YOUR INSTRUCTIONS: Count the lines below that contain the word "this", and report only that number.

>> start DATA ROWS

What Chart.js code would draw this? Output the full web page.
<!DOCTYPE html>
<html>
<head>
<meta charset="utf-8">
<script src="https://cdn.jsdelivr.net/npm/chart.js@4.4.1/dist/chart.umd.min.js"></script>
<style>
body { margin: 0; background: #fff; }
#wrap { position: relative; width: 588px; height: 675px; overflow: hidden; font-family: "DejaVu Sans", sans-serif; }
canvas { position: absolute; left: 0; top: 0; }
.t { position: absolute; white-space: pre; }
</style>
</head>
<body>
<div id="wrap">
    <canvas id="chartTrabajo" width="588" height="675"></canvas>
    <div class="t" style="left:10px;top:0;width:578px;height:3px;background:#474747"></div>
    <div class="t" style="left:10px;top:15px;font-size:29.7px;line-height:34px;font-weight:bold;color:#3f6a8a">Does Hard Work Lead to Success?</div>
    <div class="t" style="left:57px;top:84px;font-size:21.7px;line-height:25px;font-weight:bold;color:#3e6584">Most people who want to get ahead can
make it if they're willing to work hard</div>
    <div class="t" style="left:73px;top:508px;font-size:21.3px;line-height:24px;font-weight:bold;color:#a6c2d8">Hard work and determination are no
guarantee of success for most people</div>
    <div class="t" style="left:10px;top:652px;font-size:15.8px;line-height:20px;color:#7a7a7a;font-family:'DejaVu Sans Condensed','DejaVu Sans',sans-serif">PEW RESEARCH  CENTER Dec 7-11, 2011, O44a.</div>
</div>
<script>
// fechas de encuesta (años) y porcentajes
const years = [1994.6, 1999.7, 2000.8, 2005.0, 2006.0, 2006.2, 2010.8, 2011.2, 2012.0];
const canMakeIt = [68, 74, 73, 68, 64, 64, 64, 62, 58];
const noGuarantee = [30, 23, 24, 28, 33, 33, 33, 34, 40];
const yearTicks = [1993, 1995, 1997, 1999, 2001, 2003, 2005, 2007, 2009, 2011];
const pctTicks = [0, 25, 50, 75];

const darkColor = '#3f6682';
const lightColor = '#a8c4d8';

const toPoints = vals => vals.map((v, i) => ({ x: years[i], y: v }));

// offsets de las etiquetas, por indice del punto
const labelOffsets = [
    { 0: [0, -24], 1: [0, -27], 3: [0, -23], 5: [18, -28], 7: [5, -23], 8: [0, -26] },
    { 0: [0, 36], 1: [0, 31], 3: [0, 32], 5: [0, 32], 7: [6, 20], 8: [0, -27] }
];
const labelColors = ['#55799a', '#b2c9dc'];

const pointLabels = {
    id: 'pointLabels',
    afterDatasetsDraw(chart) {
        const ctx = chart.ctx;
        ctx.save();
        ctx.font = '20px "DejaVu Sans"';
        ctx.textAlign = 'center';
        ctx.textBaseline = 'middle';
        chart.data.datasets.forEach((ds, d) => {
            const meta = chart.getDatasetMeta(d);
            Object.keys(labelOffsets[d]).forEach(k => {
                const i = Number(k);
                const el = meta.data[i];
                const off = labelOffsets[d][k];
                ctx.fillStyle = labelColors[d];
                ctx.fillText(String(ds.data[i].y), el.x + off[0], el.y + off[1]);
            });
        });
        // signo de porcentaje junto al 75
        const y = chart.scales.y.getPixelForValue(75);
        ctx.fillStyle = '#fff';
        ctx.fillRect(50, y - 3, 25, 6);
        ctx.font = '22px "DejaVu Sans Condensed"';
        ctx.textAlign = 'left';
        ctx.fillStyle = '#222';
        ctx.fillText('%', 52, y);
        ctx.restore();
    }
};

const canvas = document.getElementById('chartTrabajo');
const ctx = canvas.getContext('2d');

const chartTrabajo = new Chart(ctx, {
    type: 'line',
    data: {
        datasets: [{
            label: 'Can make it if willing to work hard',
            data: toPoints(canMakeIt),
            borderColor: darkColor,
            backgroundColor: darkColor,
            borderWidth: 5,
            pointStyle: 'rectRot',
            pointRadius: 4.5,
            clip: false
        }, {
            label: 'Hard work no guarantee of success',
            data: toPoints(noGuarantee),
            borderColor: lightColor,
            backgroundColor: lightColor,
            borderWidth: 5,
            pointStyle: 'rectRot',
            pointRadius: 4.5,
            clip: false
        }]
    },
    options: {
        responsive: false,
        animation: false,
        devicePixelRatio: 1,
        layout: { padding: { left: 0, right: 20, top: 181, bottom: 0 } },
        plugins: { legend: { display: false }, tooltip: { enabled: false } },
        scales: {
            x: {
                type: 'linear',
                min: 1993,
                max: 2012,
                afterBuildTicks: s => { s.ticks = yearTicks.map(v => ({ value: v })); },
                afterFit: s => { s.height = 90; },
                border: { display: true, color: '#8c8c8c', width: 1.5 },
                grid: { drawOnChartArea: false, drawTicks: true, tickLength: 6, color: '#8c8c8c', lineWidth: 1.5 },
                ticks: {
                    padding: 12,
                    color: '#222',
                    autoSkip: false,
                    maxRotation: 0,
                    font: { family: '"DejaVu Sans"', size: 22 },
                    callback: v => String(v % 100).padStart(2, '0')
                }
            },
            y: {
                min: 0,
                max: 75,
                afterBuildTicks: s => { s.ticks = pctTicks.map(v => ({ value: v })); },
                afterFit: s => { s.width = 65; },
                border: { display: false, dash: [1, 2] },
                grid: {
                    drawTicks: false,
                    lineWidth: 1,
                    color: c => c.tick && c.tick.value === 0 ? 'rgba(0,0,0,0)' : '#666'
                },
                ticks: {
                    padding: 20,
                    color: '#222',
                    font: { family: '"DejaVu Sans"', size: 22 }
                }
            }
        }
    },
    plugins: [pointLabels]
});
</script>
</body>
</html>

>> end DATA ROWS
>> start DATA ROWS

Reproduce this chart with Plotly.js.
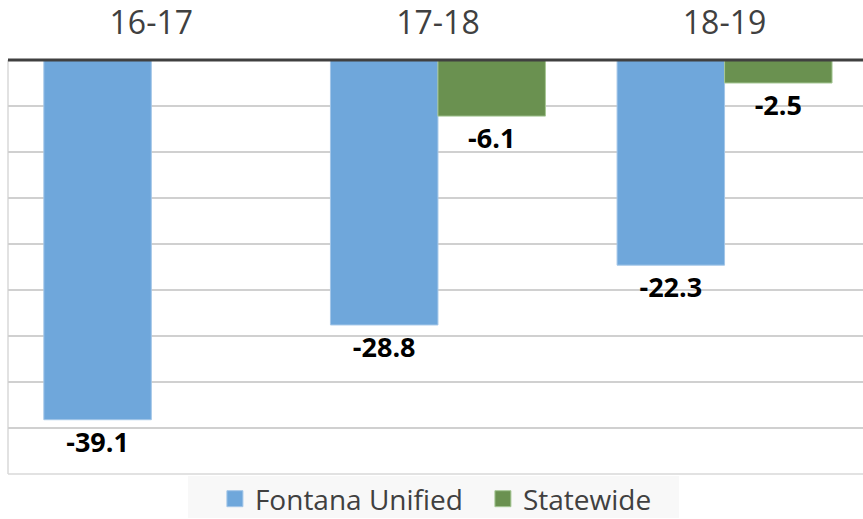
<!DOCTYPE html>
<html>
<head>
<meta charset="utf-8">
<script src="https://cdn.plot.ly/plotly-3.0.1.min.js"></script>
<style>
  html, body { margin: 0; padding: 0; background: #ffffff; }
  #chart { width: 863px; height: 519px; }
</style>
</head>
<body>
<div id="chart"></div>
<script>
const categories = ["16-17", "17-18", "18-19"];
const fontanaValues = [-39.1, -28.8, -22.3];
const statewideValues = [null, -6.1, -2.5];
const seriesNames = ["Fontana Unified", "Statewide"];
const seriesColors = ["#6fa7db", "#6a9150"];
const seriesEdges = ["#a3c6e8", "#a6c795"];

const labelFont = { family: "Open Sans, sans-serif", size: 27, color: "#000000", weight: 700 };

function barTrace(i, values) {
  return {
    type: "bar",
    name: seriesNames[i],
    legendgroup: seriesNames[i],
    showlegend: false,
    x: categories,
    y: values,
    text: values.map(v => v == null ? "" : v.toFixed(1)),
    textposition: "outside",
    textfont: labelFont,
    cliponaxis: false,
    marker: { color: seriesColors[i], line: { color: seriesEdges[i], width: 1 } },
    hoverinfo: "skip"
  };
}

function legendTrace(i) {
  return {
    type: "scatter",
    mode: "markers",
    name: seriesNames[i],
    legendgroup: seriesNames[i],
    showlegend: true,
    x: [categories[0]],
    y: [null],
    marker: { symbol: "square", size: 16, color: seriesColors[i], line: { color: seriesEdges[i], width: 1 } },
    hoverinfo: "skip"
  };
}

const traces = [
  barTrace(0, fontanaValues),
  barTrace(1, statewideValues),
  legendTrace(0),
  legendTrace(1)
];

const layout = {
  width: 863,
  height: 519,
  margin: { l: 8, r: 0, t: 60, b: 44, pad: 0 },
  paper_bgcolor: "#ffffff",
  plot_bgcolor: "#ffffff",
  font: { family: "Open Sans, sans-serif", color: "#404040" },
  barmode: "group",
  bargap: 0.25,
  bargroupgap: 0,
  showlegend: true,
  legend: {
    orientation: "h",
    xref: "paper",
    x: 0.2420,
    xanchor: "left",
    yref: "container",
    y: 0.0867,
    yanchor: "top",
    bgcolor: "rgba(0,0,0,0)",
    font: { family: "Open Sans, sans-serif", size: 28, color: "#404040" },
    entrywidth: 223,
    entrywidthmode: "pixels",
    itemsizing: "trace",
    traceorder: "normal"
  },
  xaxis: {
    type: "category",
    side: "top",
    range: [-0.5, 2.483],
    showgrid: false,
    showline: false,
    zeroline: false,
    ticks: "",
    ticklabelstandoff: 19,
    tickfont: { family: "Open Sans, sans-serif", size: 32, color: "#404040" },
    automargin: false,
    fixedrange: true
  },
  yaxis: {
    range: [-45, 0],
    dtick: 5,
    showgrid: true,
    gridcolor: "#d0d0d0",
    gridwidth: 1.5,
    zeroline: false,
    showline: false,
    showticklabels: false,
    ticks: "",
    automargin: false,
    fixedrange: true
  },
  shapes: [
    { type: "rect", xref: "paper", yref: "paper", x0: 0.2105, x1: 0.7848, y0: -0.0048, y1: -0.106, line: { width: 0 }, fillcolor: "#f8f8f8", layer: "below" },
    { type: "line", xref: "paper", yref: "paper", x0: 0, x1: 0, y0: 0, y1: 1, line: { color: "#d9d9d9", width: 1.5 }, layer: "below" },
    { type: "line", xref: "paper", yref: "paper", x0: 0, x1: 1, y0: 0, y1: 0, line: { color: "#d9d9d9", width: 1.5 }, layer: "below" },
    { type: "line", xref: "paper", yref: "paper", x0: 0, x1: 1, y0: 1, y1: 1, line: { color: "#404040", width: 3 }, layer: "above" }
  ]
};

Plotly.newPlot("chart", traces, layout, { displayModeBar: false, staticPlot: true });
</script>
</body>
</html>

>> end DATA ROWS

PROBLEM SOLUTION: 2